Eur. Phys. J. C (2021) 81: 644
https://doi.org/10.1140/epjc/s10052-021-09431-y

Regular Article - Theoretical Physics

The generalized second law of thermodynamics with Barrow entropy

¹ National Observatory of Athens, Lofos Nymfon, 11852, Athens, Greece
² CAS Key Laboratory for Researches in Galaxies and Cosmology, Department of Astronomy, University of Science and Technology of China, 230026, Hefei, Anhui, People’s Republic of China
³ School of Astronomy, School of Physical Sciences, University of Science and Technology of China, 230026, Hefei, People’s Republic of China
⁴ Academy of Athens, Research Center for Astronomy and Applied Mathematics, Soranou Efesiou 4, 11527, Athens, Greece

^a msaridak@phys.uoa.gr

Received: 14 December 2020
Accepted: 7 July 2021
Published online: 22 July 2021

Abstract

We investigate the validity of the generalized second law of thermodynamics, applying Barrow entropy for the horizon entropy. The former arises from the fact that the black-hole surface may be deformed due to quantum-gravitational effects, quantified by a new exponent $\mathrm{\Delta }$. We calculate the entropy time-variation in a universe filled with the matter and dark energy fluids, as well as the corresponding quantity for the apparent horizon.

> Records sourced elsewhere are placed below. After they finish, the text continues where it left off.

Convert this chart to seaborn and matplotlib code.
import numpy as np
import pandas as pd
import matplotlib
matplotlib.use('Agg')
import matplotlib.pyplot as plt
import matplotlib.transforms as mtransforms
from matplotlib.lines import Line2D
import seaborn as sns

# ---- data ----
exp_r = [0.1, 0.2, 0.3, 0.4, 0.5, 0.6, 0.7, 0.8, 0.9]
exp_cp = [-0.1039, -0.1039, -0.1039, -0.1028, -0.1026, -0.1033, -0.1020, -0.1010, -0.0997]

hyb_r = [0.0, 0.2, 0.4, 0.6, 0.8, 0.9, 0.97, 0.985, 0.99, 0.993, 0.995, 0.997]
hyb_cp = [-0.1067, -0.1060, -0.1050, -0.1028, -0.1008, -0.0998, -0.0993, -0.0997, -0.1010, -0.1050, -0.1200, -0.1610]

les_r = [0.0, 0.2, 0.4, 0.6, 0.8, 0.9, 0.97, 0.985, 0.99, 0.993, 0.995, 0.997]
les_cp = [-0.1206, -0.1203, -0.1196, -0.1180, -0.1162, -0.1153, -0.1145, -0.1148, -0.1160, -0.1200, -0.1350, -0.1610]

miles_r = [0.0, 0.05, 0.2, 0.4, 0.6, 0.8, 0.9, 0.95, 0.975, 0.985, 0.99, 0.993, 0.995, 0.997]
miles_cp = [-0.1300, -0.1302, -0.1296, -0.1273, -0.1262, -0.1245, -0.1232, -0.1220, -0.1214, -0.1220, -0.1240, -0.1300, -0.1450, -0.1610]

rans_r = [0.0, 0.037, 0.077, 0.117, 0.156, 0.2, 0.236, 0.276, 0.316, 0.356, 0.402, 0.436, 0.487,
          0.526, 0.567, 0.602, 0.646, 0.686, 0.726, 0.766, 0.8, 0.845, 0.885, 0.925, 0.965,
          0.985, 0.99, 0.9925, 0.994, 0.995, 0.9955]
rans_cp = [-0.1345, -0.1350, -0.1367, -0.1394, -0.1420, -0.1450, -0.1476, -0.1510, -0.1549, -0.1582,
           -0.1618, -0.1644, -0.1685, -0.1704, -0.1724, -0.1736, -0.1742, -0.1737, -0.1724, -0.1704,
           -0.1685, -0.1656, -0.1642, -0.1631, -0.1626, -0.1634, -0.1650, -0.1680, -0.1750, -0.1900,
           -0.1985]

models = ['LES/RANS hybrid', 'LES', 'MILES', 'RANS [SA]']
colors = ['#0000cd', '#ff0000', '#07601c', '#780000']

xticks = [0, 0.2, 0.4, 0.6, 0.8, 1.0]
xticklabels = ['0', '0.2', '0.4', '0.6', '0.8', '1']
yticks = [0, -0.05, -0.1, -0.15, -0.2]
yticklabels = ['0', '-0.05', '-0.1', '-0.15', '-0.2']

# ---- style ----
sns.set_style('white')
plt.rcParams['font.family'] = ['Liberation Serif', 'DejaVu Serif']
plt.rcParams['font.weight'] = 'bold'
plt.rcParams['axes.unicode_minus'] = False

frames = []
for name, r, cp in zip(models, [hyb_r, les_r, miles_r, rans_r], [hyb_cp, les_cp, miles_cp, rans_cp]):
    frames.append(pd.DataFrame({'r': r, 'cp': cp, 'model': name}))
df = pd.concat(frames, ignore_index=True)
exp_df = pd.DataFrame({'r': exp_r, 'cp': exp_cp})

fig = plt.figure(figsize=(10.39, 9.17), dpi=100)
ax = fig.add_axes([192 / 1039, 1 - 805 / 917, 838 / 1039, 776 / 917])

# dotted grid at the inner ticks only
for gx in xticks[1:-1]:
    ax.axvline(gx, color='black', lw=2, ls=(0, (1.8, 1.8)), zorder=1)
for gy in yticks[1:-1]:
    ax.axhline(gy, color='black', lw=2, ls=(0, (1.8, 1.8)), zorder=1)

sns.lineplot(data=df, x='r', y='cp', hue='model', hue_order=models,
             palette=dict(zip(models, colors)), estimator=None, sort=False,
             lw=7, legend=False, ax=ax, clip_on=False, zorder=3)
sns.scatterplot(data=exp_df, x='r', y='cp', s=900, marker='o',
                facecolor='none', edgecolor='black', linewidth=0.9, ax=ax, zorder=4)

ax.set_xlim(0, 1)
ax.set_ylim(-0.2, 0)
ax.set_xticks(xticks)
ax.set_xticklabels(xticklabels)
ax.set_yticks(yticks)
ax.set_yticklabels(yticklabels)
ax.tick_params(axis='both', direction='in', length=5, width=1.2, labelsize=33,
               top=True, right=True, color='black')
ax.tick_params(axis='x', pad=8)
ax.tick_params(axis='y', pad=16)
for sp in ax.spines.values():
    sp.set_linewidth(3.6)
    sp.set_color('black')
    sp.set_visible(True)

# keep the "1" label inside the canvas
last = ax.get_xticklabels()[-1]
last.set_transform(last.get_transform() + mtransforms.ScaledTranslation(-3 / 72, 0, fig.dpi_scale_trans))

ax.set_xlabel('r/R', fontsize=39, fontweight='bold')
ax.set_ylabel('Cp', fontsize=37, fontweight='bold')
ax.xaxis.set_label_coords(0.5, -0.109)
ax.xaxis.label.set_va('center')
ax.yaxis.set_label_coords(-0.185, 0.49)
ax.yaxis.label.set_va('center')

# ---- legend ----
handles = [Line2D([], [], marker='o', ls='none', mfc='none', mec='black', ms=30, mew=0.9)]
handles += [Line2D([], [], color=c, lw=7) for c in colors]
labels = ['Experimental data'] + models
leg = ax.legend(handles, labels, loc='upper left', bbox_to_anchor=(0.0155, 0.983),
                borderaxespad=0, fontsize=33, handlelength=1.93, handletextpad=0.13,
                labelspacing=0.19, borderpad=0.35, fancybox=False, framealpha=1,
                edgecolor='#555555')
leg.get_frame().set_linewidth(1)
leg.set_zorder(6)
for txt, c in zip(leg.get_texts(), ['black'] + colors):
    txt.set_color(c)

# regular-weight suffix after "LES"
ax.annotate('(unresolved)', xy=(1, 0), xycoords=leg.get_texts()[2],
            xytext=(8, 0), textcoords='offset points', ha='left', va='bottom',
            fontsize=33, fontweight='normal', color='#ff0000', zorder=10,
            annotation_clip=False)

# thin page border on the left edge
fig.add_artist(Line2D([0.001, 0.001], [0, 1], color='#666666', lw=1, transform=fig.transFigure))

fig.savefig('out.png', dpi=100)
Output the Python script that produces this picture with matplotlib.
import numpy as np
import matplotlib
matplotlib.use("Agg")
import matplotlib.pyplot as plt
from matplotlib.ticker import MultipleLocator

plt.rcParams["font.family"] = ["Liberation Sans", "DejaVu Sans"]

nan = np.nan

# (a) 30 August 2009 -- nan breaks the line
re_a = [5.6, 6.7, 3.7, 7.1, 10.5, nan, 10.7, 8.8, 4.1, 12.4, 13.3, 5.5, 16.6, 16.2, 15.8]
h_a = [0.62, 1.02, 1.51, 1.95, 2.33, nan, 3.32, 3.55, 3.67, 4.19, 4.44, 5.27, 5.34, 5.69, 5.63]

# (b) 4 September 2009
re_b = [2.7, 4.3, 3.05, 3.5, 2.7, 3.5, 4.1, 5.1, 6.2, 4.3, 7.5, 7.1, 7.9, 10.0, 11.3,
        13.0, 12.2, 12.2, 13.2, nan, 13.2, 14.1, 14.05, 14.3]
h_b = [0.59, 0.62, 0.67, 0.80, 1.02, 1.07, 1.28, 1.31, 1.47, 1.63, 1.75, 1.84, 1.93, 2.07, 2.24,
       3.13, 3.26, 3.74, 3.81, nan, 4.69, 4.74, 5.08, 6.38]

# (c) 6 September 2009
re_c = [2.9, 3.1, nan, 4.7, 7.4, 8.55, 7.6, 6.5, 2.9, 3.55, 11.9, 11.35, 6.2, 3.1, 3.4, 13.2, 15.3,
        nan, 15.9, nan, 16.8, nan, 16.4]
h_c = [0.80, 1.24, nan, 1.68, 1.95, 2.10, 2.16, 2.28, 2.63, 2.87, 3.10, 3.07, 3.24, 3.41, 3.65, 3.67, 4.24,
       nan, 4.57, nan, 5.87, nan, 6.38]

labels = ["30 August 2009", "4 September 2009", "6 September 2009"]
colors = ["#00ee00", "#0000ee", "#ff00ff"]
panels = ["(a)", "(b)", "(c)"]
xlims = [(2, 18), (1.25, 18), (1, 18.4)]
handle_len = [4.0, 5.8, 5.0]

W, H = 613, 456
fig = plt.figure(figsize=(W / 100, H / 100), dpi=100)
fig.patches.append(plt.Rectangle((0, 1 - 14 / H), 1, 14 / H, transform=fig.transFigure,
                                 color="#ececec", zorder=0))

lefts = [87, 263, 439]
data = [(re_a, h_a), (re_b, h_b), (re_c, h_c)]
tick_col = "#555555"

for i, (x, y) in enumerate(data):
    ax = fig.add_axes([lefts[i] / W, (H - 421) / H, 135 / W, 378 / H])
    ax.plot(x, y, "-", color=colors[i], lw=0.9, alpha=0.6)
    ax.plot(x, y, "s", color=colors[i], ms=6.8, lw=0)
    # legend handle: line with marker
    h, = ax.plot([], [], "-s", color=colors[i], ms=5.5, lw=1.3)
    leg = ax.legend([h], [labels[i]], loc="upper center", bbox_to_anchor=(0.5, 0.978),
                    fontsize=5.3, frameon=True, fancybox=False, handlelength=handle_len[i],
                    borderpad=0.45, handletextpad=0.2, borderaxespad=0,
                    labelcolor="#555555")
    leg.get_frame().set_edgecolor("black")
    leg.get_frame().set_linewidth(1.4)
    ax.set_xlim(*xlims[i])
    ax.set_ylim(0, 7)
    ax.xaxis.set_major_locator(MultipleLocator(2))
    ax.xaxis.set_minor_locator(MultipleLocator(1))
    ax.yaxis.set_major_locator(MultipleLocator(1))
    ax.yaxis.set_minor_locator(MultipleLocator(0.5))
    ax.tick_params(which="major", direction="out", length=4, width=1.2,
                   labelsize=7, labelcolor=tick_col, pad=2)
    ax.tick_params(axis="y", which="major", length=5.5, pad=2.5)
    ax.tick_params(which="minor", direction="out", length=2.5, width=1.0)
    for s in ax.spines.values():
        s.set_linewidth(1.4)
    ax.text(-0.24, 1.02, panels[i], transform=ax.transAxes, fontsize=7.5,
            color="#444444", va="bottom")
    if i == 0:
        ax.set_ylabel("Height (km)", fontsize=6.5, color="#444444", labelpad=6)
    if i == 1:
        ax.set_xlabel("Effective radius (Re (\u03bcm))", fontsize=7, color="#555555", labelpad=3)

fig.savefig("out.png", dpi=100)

We show that although in the case $\mathrm{\Delta }=0$, which corresponds to usual entropy, the sum of the entropy enclosed by the apparent horizon plus the entropy of the horizon itself is always a non-decreasing function of time and thus the generalized second law of thermodynamics is valid, in the case of Barrow entropy this is not true anymore, and the generalized second law of thermodynamics may be violated, depending on the universe evolution. Hence, in order not to have violation, the deformation from standard Bekenstein–Hawking expression should be small as expected.